Stinky seaweed plagues Florida beaches

 Tuesday, July 11, 2023

Florida beachgoers can rejoice as the stinky seaweed problem that plagued the state’s iconic beaches this spring has significantly decreased. The Great Atlantic Sargassum Seaweed Belt, which emitted a foul odour reminiscent of rotten eggs and released toxic gases upon reaching the shore, has shrunk by 75% in the Gulf of Mexico, according to scientists from the University of South Florida’s Optical Oceanography Lab.

During April, the seaweed reached a record-breaking level with scientists identifying 3 million tons of sargassum in the Caribbean Sea. However, last month’s decrease in the Gulf of Mexico exceeded expectations, with very little sargassum found along Florida’s east coast and the Straits of Florida.

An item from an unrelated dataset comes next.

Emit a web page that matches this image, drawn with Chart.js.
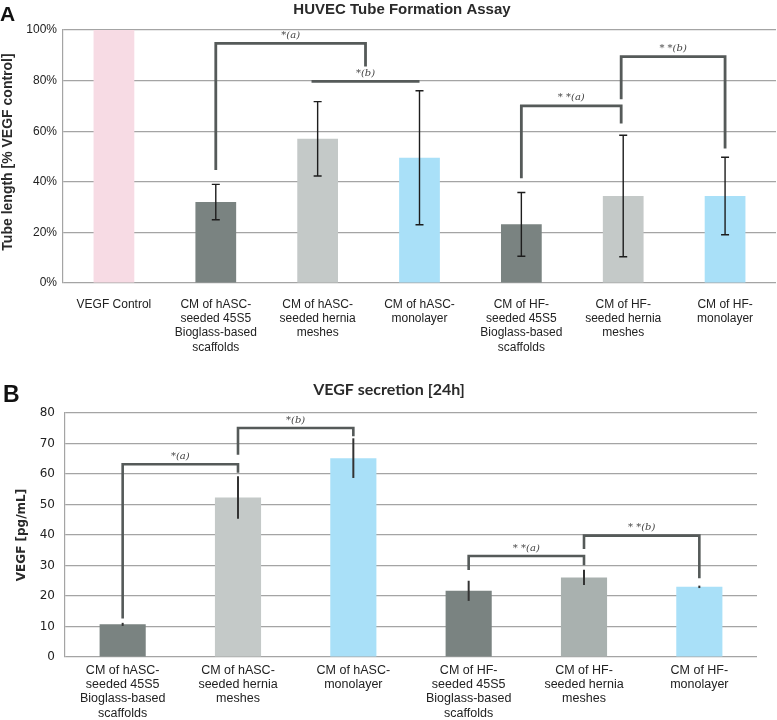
<!DOCTYPE html>
<html>
<head>
<meta charset="utf-8">
<script src="https://cdn.jsdelivr.net/npm/chart.js@4.4.0/dist/chart.umd.min.js"></script>
<style>
  html, body { margin: 0; padding: 0; background: #fff; }
  canvas { display: block; }
</style>
</head>
<body>
<canvas id="tubeChart" width="777" height="360"></canvas>
<canvas id="vegfChart" width="777" height="360"></canvas>
<script>
// ---- panel A data ----
const tubeLabels = [
    ['VEGF Control'],
    ['CM of hASC-', 'seeded 45S5', 'Bioglass-based', 'scaffolds'],
    ['CM of hASC-', 'seeded hernia', 'meshes'],
    ['CM of hASC-', 'monolayer'],
    ['CM of HF-', 'seeded 45S5', 'Bioglass-based', 'scaffolds'],
    ['CM of HF-', 'seeded hernia', 'meshes'],
    ['CM of HF-', 'monolayer']
];
const tubeValues = [100, 32, 57, 49.5, 23.2, 34.4, 34.4];
const tubeErrors = [0, 7, 14.7, 26.5, 12.6, 24, 15.3];
const tubeTicks = [0, 20, 40, 60, 80, 100];
// [from index, to index, level, left end, right end, label]
const tubeBrackets = [
    [1, 2.47, 94.7, 44.7, 85.6, '*(a)'],
    [1.94, 3, 79.7, 79.7, 79.7, '*(b)'],
    [4, 4.98, 70, 41.4, 63, '* *(a)'],
    [4.98, 6, 89.5, 72.6, 53.2, '* *(b)']
];

// ---- panel B data ----
const vegfLabels = [
    ['CM of hASC-', 'seeded 45S5', 'Bioglass-based', 'scaffolds'],
    ['CM of hASC-', 'seeded hernia', 'meshes'],
    ['CM of hASC-', 'monolayer'],
    ['CM of HF-', 'seeded 45S5', 'Bioglass-based', 'scaffolds'],
    ['CM of HF-', 'seeded hernia', 'meshes'],
    ['CM of HF-', 'monolayer']
];
const vegfValues = [10.7, 52.3, 65.2, 21.7, 26.1, 23];
const vegfErrors = [0.5, 7, 6.5, 3.3, 2.5, 0.4];
const vegfTicks = [0, 10, 20, 30, 40, 50, 60, 70, 80];
const vegfBrackets = [
    [0, 1, 63.2, 12.6, 60.4, '*(a)'],
    [1, 2, 75.1, 66.3, 72.4, '*(b)'],
    [3, 4, 33.1, 28.5, 30.1, '* *(a)'],
    [4, 5, 39.8, 35.4, 25.8, '* *(b)']
];

const tubeColors = ['#f7dbe4', '#7a8381', '#c4c9c8', '#a9e0f8', '#7a8381', '#c4c9c8', '#a9e0f8'];
const vegfColors = ['#7a8381', '#c4c9c8', '#a9e0f8', '#7a8381', '#a9b1af', '#a9e0f8'];
const gridGray = '#a4a4a4';

//error bars + significance brackets
const marks = {
    id: 'marks',
    afterDatasetsDraw(chart, args, o) {
        const ctx = chart.ctx;
        const x = chart.scales.x;
        const y = chart.scales.y;
        const vals = chart.data.datasets[0].data;
        ctx.save();
        ctx.strokeStyle = o.errColor;
        ctx.lineWidth = o.errWidth;
        chart.getDatasetMeta(0).data.forEach((bar, i) => {
            const e = o.errors[i];
            if (!e) return;
            const t = y.getPixelForValue(vals[i] + e);
            const b = y.getPixelForValue(vals[i] - e);
            ctx.beginPath();
            ctx.moveTo(bar.x, t);
            ctx.lineTo(bar.x, b);
            if (o.cap) {
                ctx.moveTo(bar.x - o.cap, t);
                ctx.lineTo(bar.x + o.cap, t);
                ctx.moveTo(bar.x - o.cap, b);
                ctx.lineTo(bar.x + o.cap, b);
            }
            ctx.stroke();
        });

        ctx.strokeStyle = '#555a59';
        ctx.lineWidth = o.brWidth;
        ctx.lineJoin = 'miter';
        ctx.fillStyle = '#444';
        ctx.font = 'italic 10px "DejaVu Serif", serif';
        ctx.textAlign = 'center';
        ctx.textBaseline = 'middle';
        o.brackets.forEach(([a, b, lvl, l, r, txt]) => {
            const xa = x.getPixelForValue(a);
            const xb = x.getPixelForValue(b);
            const yl = y.getPixelForValue(lvl);
            ctx.beginPath();
            ctx.moveTo(xa, y.getPixelForValue(l));
            ctx.lineTo(xa, yl);
            ctx.lineTo(xb, yl);
            ctx.lineTo(xb, y.getPixelForValue(r));
            ctx.stroke();
            ctx.fillText(txt, (xa + xb) / 2, yl - 8);
        });
        ctx.restore();
    }
};

//panel letter, title and rotated y title
const panelText = {
    id: 'panelText',
    afterDraw(chart, args, o) {
        const ctx = chart.ctx;
        ctx.save();
        ctx.fillStyle = '#111';
        ctx.textAlign = 'left';
        ctx.textBaseline = 'alphabetic';
        ctx.font = o.letterFont;
        ctx.fillText(o.letter, o.letterX, o.letterY);
        ctx.fillStyle = '#2a2a2a';
        ctx.font = o.titleFont;
        ctx.textAlign = 'center';
        ctx.textBaseline = 'middle';
        ctx.fillText(o.title, o.titleX, o.titleY);
        ctx.translate(o.axisX, o.axisY);
        ctx.rotate(-Math.PI / 2);
        ctx.font = o.axisFont;
        ctx.fillText(o.axisTitle, 0, 0);
        ctx.restore();
    }
};

function makeChart(el, labels, values, colors, cfg) {
    return new Chart(el, {
        type: 'bar',
        data: {
            labels: labels,
            datasets: [{
                data: values,
                backgroundColor: colors,
                borderWidth: 0,
                barPercentage: 0.4,
                categoryPercentage: 1
            }]
        },
        options: {
            responsive: false,
            animation: false,
            devicePixelRatio: 1,
            layout: { padding: cfg.padding },
            scales: {
                x: {
                    grid: { display: false, drawTicks: false },
                    border: { display: false },
                    ticks: {
                        autoSkip: false,
                        maxRotation: 0,
                        padding: cfg.xPad,
                        color: '#222',
                        font: cfg.xFont
                    },
                    afterFit: s => { s.height = cfg.xHeight; }
                },
                y: {
                    min: 0,
                    max: cfg.ticks[cfg.ticks.length - 1],
                    afterBuildTicks: s => { s.ticks = cfg.ticks.map(v => ({ value: v })); },
                    grid: { color: gridGray, lineWidth: 1.2, drawTicks: false },
                    border: { display: true, color: gridGray, width: 1.2 },
                    ticks: {
                        padding: cfg.yPad,
                        color: '#222',
                        font: cfg.yFont,
                        callback: cfg.fmt
                    },
                    afterFit: s => { s.width = cfg.yWidth; }
                }
            },
            plugins: {
                legend: { display: false },
                tooltip: { enabled: false },
                marks: cfg.marks,
                panelText: cfg.text
            }
        },
        plugins: [marks, panelText]
    });
}

makeChart(document.getElementById('tubeChart'), tubeLabels, tubeValues, tubeColors, {
    padding: { top: 30, right: 1, left: 0, bottom: 0 },
    ticks: tubeTicks,
    fmt: v => v + '%',
    xPad: 14,
    xHeight: 77,
    yWidth: 63,
    yPad: 6,
    xFont: { family: '"Liberation Sans", Arial, sans-serif', size: 12, lineHeight: 1.2 },
    yFont: { family: '"Liberation Sans", Arial, sans-serif', size: 12 },
    marks: { errors: tubeErrors, brackets: tubeBrackets, errColor: '#1d1d1d', errWidth: 1.4, cap: 4, brWidth: 2.8 },
    text: {
        letter: 'A', letterX: 0, letterY: 21, letterFont: 'bold 21px "Liberation Sans", Arial, sans-serif',
        title: 'HUVEC Tube Formation Assay', titleX: 402, titleY: 10,
        titleFont: 'bold 15px "Liberation Sans", Arial, sans-serif',
        axisTitle: 'Tube length [% VEGF control]', axisX: 8, axisY: 152,
        axisFont: 'bold 14px "Liberation Sans", Arial, sans-serif'
    }
});

makeChart(document.getElementById('vegfChart'), vegfLabels, vegfValues, vegfColors, {
    padding: { top: 53, right: 20, left: 0, bottom: 0 },
    ticks: vegfTicks,
    fmt: v => v,
    xPad: 6,
    xHeight: 63,
    yWidth: 65,
    yPad: 10,
    xFont: { family: '"Liberation Sans", Arial, sans-serif', size: 12.5, lineHeight: 1.15 },
    yFont: { family: '"DejaVu Sans", sans-serif', size: 12 },
    marks: { errors: vegfErrors, brackets: vegfBrackets, errColor: '#333', errWidth: 2, cap: 0, brWidth: 2.6 },
    text: {
        letter: 'B', letterX: 3, letterY: 42, letterFont: 'bold 23px "Liberation Sans", Arial, sans-serif',
        title: 'VEGF secretion [24h]', titleX: 389, titleY: 30,
        titleFont: 'bold 16px Lato, "Liberation Sans", sans-serif',
        axisTitle: 'VEGF [pg/mL]', axisX: 22, axisY: 175,
        axisFont: 'bold 12px "DejaVu Sans", sans-serif'
    }
});
</script>
</body>
</html>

Chuanmin Hu, a professor of optical oceanography, stated that such a drastic decrease at this time of year has never occurred in history. Typically, sargassum in Florida starts declining in July and is mostly gone by September. However, Hu predicts that the sargassum season for Florida is likely over for this year.

The seaweed that lands on Florida beaches originates from the Gulf of Mexico and the western Caribbean, but those source regions are also experiencing minimal sargassum. Although small amounts of the seaweed may still wash up on Florida beaches, they are not expected to present significant problems.

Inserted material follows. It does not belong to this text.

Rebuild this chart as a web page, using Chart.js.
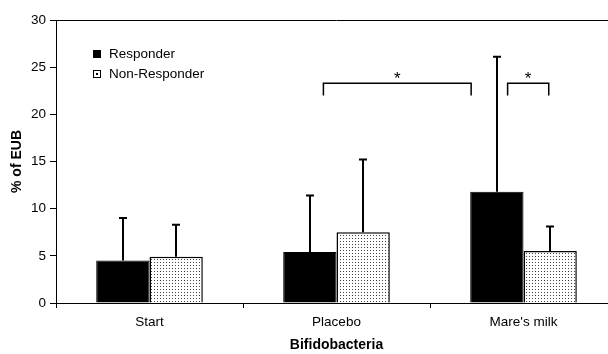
<!DOCTYPE html>
<html>
<head>
<meta charset="utf-8">
<script src="https://cdn.jsdelivr.net/npm/chart.js@4.4.0/dist/chart.umd.min.js"></script>
<style>
  html, body { margin: 0; padding: 0; background: #fff; overflow: hidden; width: 608px; height: 354px; }
  #wrap { width: 640px; height: 354px; }
</style>
</head>
<body>
<div id="wrap"><canvas id="c" width="640" height="354"></canvas></div>
<script>
// ---- data ----
const categories = ['Start', 'Placebo', "Mare's milk"];
const seriesNames = ['Responder', 'Non-Responder'];
const responder = [4.5, 5.4, 11.8];
const responderSD = [4.5, 6.0, 14.3];
const nonResponder = [4.9, 7.5, 5.5];
const nonResponderSD = [3.4, 7.7, 2.6];
const yTicks = [0, 5, 10, 15, 20, 25, 30];
const axisTitleY = '% of EUB';
const axisTitleX = 'Bifidobacteria';
// significance brackets: [from (category index), to (category index), level, leg bottom]
const bracketFrom = [0.93, 1.915];
const bracketTo = [1.72, 2.135];
const bracketLevel = [23.3, 23.3];
const bracketLeg = [22.0, 22.0];
const bracketLabel = ['*', '*'];

// dotted pattern
function dotPattern() {
  const p = document.createElement('canvas');
  p.width = 3; p.height = 3;
  const g = p.getContext('2d');
  g.fillStyle = '#fff'; g.fillRect(0, 0, 3, 3);
  g.fillStyle = '#444'; g.fillRect(1, 1, 1, 1);
  return g.createPattern(p, 'repeat');
}
const ctxMain = document.getElementById('c').getContext('2d');
const pat = dotPattern();

const FONT = "'Liberation Sans', Arial, sans-serif";

const errorBars = {
  id: 'errorBars',
  afterDatasetsDraw(chart) {
    const ctx = chart.ctx;
    const ys = chart.scales.y;
    const errs = [responderSD, nonResponderSD];
    ctx.save();
    ctx.strokeStyle = '#000';
    ctx.lineWidth = 2;
    chart.data.datasets.forEach((ds, di) => {
      const meta = chart.getDatasetMeta(di);
      meta.data.forEach((bar, i) => {
        const top = ys.getPixelForValue(ds.data[i] + errs[di][i]);
        const x = Math.round(bar.x);
        ctx.beginPath();
        ctx.moveTo(x, bar.y);
        ctx.lineTo(x, top);
        ctx.moveTo(x - 4, top);
        ctx.lineTo(x + 4, top);
        ctx.stroke();
      });
    });
    ctx.restore();
  }
};

const extras = {
  id: 'extras',
  afterDraw(chart) {
    const ctx = chart.ctx;
    const a = chart.chartArea;
    const xs = chart.scales.x, ys = chart.scales.y;
    ctx.save();
    // top frame line
    ctx.strokeStyle = '#000';
    ctx.lineWidth = 1;
    ctx.beginPath();
    ctx.moveTo(a.left, a.top + 0.5);
    ctx.lineTo(a.right, a.top + 0.5);
    ctx.stroke();
    // brackets
    ctx.lineWidth = 1.5;
    ctx.fillStyle = '#000';
    ctx.textAlign = 'center';
    ctx.textBaseline = 'middle';
    ctx.font = '17px ' + FONT;
    for (let k = 0; k < bracketFrom.length; k++) {
      const x1 = xs.getPixelForValue(bracketFrom[k]);
      const x2 = xs.getPixelForValue(bracketTo[k]);
      const yl = ys.getPixelForValue(bracketLevel[k]);
      const yb = ys.getPixelForValue(bracketLeg[k]);
      ctx.beginPath();
      ctx.moveTo(x1, yb);
      ctx.lineTo(x1, yl);
      ctx.lineTo(x2, yl);
      ctx.lineTo(x2, yb);
      ctx.stroke();
      ctx.fillText(bracketLabel[k], (x1 + x2) / 2, yl - 4);
    }
    // legend
    ctx.font = '13.5px ' + FONT;
    ctx.textAlign = 'left';
    ctx.lineWidth = 1;
    chart.data.datasets.forEach((ds, di) => {
      const yc = 54 + di * 20;
      const bx = 93, s = 8;
      ctx.fillStyle = di === 0 ? '#000' : '#fff';
      ctx.fillRect(bx, yc - s / 2, s, s);
      ctx.strokeStyle = '#000';
      ctx.strokeRect(bx + 0.5, yc - s / 2 + 0.5, s - 1, s - 1);
      if (di === 1) { ctx.fillStyle = '#000'; ctx.fillRect(bx + 3, yc - 1, 2, 2); }
      ctx.fillStyle = '#000';
      ctx.fillText(ds.label, 109, yc);
    });
    ctx.restore();
  }
};

new Chart(ctxMain, {
  type: 'bar',
  data: {
    labels: categories,
    datasets: [
      { label: seriesNames[0], data: responder, backgroundColor: '#000', borderColor: '#000', borderWidth: 1 },
      { label: seriesNames[1], data: nonResponder, backgroundColor: pat, borderColor: '#000', borderWidth: 1.5 }
    ]
  },
  options: {
    responsive: false,
    animation: false,
    events: [],
    layout: { padding: { top: 20, right: 23, left: 0, bottom: 0 } },
    datasets: { bar: { categoryPercentage: 0.57, barPercentage: 1.0 } },
    plugins: { legend: { display: false }, tooltip: { enabled: false } },
    scales: {
      x: {
        grid: { display: true, drawOnChartArea: false, drawTicks: true, tickLength: 5, color: '#000', offset: true },
        border: { display: true, color: '#000', width: 1 },
        ticks: { color: '#000', font: { family: FONT, size: 13.5 }, padding: 6, maxRotation: 0 },
        title: { display: true, text: axisTitleX, color: '#000', font: { family: FONT, size: 14, weight: 'bold' }, padding: { top: 4, bottom: 0 } },
        afterFit(s) { s.height = 51; }
      },
      y: {
        min: 0, max: 30,
        afterBuildTicks(s) { s.ticks = yTicks.map(v => ({ value: v })); },
        grid: { display: true, drawOnChartArea: false, drawTicks: true, tickLength: 6, color: '#000' },
        border: { display: true, color: '#000', width: 1 },
        ticks: { color: '#000', font: { family: FONT, size: 13.5 }, padding: 4 },
        title: { display: true, text: axisTitleY, color: '#000', font: { family: FONT, size: 14, weight: 'bold' }, padding: { top: 9, bottom: 0 } },
        afterFit(s) { s.width = 56; }
      }
    }
  },
  plugins: [errorBars, extras]
});
</script>
</body>
</html>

The reasons for the decrease in sargassum are complex and influenced by factors such as changes in nutrients, rainfall, and wind conditions. Speculations point to stronger-than-average winds in the Caribbean Sea and the Gulf of Mexico, which may have caused the sargassum to dissipate into smaller clumps or sink to the ocean floor.

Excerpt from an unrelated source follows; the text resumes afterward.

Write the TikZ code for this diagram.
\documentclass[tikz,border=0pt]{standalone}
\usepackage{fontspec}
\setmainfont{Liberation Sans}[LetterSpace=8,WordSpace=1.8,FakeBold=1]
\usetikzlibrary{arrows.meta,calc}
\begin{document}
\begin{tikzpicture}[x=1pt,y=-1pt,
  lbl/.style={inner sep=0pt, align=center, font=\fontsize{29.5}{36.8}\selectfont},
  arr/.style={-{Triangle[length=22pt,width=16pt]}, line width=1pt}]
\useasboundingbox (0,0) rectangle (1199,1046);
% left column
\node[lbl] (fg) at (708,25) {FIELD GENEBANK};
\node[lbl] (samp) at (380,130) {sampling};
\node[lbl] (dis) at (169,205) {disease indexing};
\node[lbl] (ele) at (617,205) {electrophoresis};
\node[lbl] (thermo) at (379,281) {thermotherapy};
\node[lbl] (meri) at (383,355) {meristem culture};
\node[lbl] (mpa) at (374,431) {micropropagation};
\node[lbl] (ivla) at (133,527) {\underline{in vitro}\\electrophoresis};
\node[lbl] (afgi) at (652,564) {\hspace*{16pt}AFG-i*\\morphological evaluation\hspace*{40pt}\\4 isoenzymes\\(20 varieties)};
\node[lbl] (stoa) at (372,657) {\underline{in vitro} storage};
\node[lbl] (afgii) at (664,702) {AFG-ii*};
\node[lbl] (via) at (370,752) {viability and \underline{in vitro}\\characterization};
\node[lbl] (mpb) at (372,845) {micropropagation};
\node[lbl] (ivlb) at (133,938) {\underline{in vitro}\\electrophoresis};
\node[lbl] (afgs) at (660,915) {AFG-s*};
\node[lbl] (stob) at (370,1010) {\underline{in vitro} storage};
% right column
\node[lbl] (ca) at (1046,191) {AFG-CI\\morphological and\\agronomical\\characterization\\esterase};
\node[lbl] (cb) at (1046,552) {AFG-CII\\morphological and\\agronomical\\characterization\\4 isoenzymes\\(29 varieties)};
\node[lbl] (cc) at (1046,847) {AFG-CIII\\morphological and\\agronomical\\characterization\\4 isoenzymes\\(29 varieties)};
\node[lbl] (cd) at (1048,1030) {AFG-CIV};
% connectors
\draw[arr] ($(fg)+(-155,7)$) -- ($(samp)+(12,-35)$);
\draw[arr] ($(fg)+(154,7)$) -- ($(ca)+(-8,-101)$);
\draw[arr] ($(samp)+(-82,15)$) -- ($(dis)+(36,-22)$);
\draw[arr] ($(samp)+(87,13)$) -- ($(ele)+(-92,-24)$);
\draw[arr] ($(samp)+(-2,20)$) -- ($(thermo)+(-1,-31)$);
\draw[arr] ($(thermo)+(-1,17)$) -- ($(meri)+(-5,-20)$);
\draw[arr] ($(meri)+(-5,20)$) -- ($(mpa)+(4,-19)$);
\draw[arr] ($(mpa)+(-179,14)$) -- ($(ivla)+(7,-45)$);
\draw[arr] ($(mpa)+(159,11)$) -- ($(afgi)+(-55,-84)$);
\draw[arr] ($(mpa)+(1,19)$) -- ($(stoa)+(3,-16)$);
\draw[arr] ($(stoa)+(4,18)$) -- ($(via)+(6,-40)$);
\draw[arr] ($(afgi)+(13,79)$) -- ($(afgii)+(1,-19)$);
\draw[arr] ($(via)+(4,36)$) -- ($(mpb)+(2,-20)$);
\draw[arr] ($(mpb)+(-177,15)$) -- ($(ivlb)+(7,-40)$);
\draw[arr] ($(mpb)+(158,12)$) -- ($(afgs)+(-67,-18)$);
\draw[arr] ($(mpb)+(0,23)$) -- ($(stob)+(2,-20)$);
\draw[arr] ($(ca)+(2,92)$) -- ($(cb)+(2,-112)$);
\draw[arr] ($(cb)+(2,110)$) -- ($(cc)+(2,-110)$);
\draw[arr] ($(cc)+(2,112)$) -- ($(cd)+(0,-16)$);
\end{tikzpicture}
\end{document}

While Florida celebrates clean beaches, the eastern Caribbean is likely to continue experiencing significant amounts of sargassum. In June, the seaweed was primarily found around the Lesser Antilles and along the southern coasts of Hispaniola, Jamaica, and Puerto Rico.

Sargassum, a type of brown algae consisting of over 300 species, forms annual blooms in the Atlantic Ocean. In its oceanic habitat, it serves as a food source and habitat for various marine organisms. However, when it accumulates on beaches, it poses problems for humans and other species. The decaying seaweed releases hydrogen sulfide, a toxic gas that can cause respiratory issues. It also contains arsenic, making it hazardous to ingest or use as fertilizer.

Large accumulations of sargassum can create “dead zones” by depleting oxygen levels and destroying nursery habitats for fisheries. Removing the seaweed is a challenging task that can cost millions of dollars, and efforts to remove it must be careful to avoid harming sea turtle eggs.

The decrease in the mass of stinky seaweed is good news for Florida residents and tourists, allowing them to enjoy cleaner and more pleasant beach experiences.